**** Data for this task ****

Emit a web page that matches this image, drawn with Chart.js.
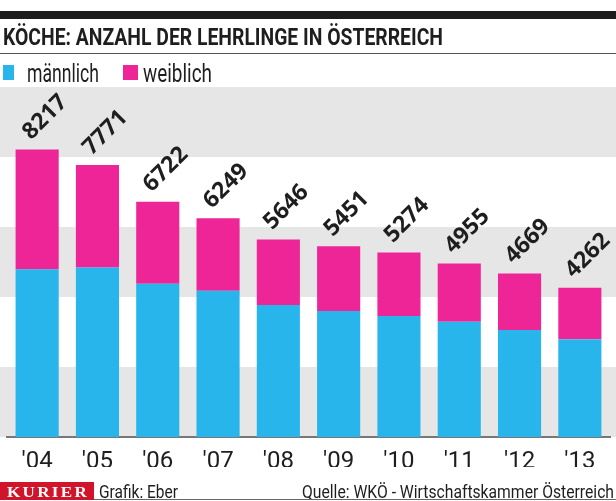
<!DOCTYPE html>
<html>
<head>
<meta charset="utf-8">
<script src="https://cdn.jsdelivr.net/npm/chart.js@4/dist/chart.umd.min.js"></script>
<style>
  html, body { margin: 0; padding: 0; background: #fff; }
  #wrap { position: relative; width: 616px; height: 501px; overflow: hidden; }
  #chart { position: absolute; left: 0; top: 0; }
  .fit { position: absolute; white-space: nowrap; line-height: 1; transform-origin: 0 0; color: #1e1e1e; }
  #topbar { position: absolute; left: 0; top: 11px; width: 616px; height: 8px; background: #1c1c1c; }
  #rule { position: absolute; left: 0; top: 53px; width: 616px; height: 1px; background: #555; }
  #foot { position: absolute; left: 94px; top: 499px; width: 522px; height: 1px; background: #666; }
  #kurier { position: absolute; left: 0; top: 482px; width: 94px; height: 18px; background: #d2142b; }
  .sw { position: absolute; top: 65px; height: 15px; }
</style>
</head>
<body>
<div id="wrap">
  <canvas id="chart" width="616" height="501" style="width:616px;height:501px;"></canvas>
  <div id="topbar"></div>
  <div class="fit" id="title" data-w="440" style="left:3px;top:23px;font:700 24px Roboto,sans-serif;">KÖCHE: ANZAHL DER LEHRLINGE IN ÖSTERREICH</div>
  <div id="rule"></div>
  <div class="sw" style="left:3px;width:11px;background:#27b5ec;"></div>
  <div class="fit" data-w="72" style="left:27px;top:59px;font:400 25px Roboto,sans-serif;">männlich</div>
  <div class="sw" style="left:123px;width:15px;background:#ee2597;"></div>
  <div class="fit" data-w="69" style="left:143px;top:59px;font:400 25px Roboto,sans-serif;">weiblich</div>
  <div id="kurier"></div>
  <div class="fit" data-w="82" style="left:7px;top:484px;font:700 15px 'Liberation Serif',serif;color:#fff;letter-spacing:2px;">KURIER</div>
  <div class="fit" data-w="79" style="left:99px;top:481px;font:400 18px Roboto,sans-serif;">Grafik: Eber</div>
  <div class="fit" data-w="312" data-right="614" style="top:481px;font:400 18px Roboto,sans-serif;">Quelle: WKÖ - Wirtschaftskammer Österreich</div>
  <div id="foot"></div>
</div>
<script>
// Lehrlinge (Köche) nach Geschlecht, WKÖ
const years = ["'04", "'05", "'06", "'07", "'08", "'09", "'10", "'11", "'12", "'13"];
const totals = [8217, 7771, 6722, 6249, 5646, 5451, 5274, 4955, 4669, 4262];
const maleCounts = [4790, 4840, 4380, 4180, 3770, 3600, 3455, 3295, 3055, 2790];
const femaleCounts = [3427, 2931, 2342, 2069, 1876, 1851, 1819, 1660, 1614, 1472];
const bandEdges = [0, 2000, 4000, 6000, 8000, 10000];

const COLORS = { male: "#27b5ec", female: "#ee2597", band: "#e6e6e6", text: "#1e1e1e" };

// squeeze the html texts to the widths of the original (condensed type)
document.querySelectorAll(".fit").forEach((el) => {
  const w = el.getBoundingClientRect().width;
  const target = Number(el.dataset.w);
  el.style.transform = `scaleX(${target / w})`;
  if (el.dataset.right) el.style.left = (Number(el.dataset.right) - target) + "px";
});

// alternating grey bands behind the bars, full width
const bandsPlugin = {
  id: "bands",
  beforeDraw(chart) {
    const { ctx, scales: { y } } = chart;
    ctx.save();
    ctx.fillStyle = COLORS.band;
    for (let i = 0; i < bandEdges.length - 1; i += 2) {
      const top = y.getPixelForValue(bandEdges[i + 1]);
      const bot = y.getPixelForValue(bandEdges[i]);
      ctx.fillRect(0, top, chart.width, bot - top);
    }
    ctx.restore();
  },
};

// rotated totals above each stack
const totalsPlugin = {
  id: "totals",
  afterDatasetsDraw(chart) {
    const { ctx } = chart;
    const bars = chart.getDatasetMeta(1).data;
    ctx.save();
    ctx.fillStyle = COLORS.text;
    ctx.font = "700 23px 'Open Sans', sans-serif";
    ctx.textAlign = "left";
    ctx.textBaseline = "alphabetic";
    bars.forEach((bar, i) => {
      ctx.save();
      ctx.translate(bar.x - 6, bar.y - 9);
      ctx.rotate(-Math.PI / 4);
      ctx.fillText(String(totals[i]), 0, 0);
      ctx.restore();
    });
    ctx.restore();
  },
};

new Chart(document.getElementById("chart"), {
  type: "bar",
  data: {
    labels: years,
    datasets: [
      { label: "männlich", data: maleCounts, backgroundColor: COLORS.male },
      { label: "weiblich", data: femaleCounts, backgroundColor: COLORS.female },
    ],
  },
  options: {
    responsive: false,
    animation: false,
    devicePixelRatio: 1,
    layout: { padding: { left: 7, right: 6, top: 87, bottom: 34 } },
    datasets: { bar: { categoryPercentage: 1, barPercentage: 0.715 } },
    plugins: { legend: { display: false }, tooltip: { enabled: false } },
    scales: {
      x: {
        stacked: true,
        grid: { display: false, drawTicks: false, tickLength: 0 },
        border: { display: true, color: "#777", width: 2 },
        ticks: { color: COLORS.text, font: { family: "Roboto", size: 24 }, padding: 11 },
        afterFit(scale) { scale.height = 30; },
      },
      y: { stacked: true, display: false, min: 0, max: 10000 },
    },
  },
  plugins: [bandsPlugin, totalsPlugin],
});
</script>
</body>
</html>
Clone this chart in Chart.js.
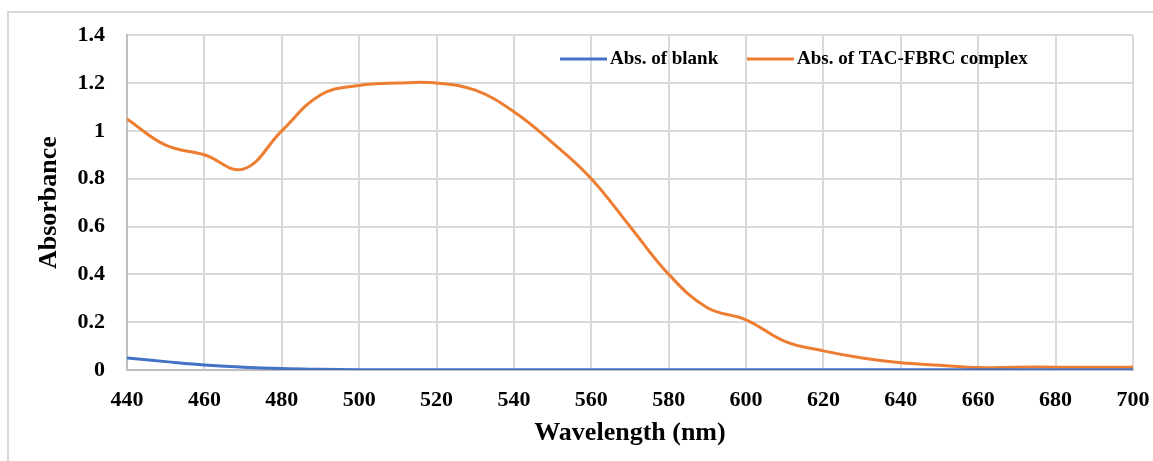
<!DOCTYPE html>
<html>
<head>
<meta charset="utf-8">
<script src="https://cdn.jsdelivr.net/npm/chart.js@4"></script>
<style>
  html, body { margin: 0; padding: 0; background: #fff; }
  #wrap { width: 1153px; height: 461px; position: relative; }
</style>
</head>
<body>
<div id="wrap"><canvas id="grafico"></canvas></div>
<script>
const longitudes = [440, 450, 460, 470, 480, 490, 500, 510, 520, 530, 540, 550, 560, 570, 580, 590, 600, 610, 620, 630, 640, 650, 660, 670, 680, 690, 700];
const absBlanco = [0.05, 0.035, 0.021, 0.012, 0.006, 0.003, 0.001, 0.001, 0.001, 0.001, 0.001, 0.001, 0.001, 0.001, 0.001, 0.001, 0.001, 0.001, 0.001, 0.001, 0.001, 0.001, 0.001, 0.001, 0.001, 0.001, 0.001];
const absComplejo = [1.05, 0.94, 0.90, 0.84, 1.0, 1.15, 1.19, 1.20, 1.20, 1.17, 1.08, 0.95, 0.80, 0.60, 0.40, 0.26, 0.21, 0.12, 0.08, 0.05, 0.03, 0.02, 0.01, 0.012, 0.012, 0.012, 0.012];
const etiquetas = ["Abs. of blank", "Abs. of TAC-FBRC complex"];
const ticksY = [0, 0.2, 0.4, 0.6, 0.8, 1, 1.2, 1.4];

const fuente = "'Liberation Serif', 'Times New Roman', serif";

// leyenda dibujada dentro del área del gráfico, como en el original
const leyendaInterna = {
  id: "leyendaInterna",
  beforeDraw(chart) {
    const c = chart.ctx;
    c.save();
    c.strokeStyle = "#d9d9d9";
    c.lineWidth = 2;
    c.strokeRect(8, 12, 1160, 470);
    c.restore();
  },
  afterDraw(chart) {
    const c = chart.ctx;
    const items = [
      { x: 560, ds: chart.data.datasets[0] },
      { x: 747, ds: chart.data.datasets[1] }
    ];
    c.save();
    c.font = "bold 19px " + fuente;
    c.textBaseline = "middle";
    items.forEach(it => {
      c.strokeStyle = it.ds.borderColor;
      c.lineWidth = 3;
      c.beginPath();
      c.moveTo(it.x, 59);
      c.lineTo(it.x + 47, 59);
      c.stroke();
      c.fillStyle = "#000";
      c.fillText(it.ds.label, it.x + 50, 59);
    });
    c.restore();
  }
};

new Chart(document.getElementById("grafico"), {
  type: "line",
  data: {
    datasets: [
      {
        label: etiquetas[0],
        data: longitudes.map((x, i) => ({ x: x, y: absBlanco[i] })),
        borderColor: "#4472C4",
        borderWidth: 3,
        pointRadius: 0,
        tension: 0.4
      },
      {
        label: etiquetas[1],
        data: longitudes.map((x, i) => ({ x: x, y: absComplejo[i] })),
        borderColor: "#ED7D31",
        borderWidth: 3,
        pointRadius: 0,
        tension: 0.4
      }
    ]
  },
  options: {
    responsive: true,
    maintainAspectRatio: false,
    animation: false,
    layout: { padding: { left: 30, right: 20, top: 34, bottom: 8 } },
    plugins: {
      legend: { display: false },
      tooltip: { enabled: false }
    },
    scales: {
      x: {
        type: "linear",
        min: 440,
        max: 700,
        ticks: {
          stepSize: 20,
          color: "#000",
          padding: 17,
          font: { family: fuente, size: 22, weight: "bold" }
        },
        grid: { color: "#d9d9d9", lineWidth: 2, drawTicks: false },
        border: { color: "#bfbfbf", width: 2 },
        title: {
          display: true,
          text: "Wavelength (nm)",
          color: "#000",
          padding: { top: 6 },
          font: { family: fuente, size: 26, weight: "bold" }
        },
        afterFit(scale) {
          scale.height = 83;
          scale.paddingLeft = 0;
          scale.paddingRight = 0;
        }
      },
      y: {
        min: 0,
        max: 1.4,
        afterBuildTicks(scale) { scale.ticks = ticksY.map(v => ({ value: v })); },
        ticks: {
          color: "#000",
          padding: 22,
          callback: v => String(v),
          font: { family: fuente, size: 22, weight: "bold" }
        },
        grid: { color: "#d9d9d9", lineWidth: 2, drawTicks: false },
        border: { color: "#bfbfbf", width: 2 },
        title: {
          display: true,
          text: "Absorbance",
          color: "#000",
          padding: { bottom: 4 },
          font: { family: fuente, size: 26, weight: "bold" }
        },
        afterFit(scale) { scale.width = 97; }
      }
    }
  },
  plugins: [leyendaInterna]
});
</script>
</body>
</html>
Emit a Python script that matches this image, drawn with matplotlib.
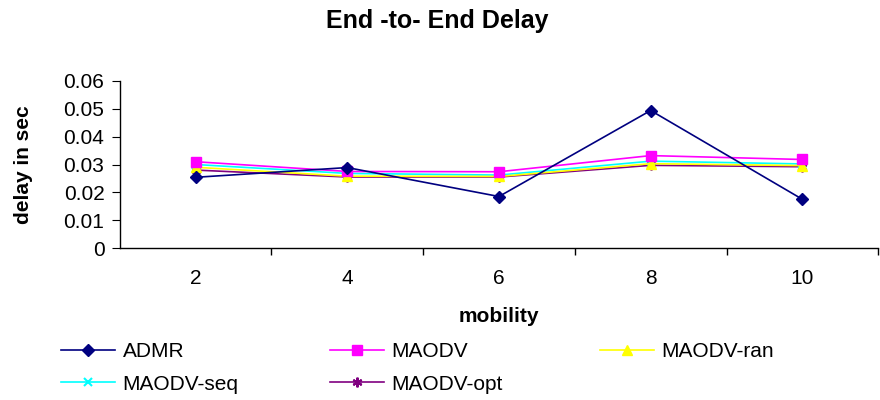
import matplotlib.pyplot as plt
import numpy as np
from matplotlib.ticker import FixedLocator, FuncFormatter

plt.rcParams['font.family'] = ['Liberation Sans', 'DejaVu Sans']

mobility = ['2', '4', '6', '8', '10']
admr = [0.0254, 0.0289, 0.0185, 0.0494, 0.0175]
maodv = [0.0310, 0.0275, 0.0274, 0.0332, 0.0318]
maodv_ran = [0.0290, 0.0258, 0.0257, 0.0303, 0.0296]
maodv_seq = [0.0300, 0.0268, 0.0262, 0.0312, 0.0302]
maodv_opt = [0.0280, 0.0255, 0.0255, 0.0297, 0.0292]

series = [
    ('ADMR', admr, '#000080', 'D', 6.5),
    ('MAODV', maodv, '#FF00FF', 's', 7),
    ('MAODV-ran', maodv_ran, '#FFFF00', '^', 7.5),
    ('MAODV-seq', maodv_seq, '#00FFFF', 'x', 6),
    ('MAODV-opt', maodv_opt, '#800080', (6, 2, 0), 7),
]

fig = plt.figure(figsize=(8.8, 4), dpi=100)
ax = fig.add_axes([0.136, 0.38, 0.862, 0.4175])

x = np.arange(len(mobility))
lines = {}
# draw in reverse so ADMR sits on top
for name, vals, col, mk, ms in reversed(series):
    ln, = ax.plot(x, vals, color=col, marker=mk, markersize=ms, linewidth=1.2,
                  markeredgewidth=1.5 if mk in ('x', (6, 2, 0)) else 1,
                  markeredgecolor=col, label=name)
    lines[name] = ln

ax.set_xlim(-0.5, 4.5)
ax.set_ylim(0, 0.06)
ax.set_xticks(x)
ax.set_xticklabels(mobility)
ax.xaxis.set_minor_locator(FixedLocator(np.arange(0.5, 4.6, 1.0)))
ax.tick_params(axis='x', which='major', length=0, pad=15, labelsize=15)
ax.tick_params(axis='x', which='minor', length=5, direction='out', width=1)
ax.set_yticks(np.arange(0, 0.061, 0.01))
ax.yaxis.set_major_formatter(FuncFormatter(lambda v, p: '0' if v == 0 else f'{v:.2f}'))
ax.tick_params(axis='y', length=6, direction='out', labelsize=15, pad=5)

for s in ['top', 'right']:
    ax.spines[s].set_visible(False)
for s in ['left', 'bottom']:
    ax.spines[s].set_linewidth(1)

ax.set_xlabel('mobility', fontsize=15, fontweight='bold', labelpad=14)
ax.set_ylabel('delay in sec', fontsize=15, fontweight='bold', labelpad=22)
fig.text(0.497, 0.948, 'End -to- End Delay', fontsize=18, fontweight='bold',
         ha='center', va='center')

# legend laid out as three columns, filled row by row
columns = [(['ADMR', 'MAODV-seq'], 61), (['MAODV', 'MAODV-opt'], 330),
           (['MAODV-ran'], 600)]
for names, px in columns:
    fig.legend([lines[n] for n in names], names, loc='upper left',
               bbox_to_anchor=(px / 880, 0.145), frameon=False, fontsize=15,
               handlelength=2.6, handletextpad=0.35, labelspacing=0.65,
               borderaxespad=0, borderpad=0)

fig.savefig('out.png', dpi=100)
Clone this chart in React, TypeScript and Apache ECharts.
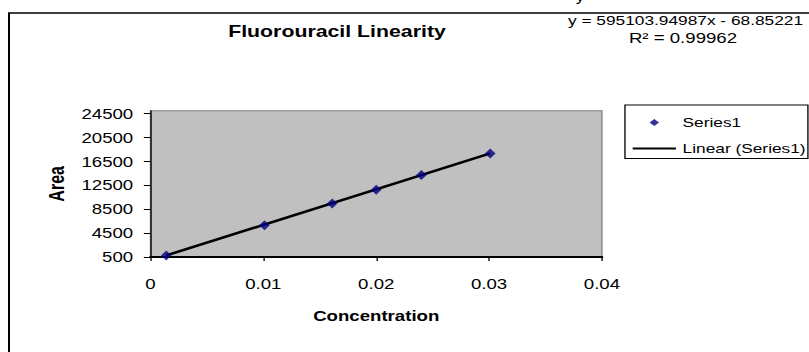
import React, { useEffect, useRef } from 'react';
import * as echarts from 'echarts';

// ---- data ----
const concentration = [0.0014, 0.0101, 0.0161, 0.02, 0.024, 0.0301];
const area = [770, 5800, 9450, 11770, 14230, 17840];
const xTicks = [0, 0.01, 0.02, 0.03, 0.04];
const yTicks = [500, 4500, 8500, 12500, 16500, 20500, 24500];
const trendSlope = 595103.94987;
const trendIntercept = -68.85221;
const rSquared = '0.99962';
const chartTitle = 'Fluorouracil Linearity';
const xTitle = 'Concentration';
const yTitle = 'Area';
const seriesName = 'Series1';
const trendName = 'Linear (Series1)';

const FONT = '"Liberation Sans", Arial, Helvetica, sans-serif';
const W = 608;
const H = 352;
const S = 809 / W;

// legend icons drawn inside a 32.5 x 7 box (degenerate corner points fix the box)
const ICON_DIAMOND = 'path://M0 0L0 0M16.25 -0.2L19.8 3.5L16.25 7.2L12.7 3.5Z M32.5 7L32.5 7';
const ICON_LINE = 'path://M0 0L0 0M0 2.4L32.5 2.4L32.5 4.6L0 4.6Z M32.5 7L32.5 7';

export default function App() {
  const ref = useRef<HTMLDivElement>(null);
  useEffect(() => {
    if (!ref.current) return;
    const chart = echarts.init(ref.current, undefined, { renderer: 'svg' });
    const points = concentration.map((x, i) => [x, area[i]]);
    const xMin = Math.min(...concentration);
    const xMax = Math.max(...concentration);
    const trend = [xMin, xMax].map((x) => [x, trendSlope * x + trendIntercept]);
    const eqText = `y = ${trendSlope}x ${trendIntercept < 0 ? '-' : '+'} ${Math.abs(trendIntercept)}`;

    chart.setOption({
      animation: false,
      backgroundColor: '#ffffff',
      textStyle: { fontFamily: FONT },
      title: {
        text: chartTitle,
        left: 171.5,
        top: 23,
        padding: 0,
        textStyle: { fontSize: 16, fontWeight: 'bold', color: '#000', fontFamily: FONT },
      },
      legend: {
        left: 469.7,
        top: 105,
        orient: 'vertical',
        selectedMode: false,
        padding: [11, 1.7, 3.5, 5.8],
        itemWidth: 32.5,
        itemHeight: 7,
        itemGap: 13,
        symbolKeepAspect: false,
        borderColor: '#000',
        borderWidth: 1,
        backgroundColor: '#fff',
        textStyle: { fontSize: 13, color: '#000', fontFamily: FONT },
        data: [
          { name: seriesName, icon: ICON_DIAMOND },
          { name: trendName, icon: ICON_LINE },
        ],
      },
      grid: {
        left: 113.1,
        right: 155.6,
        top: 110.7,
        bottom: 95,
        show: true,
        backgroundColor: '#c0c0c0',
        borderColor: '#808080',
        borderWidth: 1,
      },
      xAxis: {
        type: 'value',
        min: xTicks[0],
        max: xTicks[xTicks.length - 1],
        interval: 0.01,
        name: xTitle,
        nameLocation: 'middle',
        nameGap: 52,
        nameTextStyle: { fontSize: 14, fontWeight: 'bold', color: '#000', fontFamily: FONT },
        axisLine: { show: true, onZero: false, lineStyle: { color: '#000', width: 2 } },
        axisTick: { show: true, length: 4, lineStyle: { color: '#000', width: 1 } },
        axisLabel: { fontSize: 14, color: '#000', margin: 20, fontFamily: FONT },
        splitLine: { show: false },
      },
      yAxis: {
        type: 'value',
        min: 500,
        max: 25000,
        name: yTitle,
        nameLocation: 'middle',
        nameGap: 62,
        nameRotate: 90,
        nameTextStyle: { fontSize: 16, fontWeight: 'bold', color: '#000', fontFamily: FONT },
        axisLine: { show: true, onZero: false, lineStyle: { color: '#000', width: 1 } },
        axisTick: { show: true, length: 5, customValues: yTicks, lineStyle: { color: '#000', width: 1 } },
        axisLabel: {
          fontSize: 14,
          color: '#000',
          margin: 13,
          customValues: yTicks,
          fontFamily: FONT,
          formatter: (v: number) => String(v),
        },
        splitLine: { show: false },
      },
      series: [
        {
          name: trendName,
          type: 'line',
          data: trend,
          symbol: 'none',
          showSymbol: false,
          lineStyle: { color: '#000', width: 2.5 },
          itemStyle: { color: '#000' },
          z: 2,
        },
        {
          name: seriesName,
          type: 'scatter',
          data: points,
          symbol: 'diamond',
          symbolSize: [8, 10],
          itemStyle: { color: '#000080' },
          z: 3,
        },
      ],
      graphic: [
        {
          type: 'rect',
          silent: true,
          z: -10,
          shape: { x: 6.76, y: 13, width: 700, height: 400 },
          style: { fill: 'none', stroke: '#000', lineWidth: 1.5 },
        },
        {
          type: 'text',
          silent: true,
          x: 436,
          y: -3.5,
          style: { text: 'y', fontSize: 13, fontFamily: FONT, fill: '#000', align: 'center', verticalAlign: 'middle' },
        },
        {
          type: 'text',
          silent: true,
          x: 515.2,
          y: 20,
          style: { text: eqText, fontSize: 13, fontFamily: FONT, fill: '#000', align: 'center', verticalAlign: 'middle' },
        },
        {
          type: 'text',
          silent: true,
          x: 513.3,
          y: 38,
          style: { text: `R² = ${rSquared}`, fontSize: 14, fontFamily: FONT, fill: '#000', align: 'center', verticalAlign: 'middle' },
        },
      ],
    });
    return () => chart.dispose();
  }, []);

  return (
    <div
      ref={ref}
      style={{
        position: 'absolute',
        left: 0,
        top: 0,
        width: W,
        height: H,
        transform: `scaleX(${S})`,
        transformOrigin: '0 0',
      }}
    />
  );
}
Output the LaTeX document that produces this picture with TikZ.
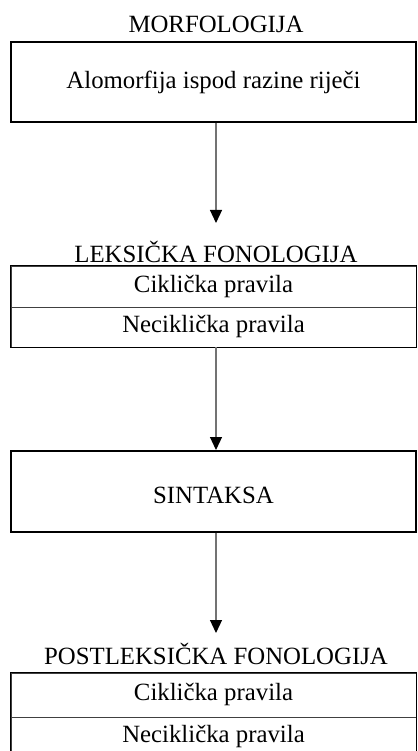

****

From the records above, copy exactly the stretch from the line holding "Emit a Python" through the line holding "ax = fig.add_axes([0.136, 0.38, 0.862, 0.4175])", both ends included, without the pictures.

Solution to this problem:
Emit a Python script that matches this image, drawn with matplotlib.
import matplotlib.pyplot as plt
import numpy as np
from matplotlib.ticker import FixedLocator, FuncFormatter

plt.rcParams['font.family'] = ['Liberation Sans', 'DejaVu Sans']

mobility = ['2', '4', '6', '8', '10']
admr = [0.0254, 0.0289, 0.0185, 0.0494, 0.0175]
maodv = [0.0310, 0.0275, 0.0274, 0.0332, 0.0318]
maodv_ran = [0.0290, 0.0258, 0.0257, 0.0303, 0.0296]
maodv_seq = [0.0300, 0.0268, 0.0262, 0.0312, 0.0302]
maodv_opt = [0.0280, 0.0255, 0.0255, 0.0297, 0.0292]

series = [
    ('ADMR', admr, '#000080', 'D', 6.5),
    ('MAODV', maodv, '#FF00FF', 's', 7),
    ('MAODV-ran', maodv_ran, '#FFFF00', '^', 7.5),
    ('MAODV-seq', maodv_seq, '#00FFFF', 'x', 6),
    ('MAODV-opt', maodv_opt, '#800080', (6, 2, 0), 7),
]

fig = plt.figure(figsize=(8.8, 4), dpi=100)
ax = fig.add_axes([0.136, 0.38, 0.862, 0.4175])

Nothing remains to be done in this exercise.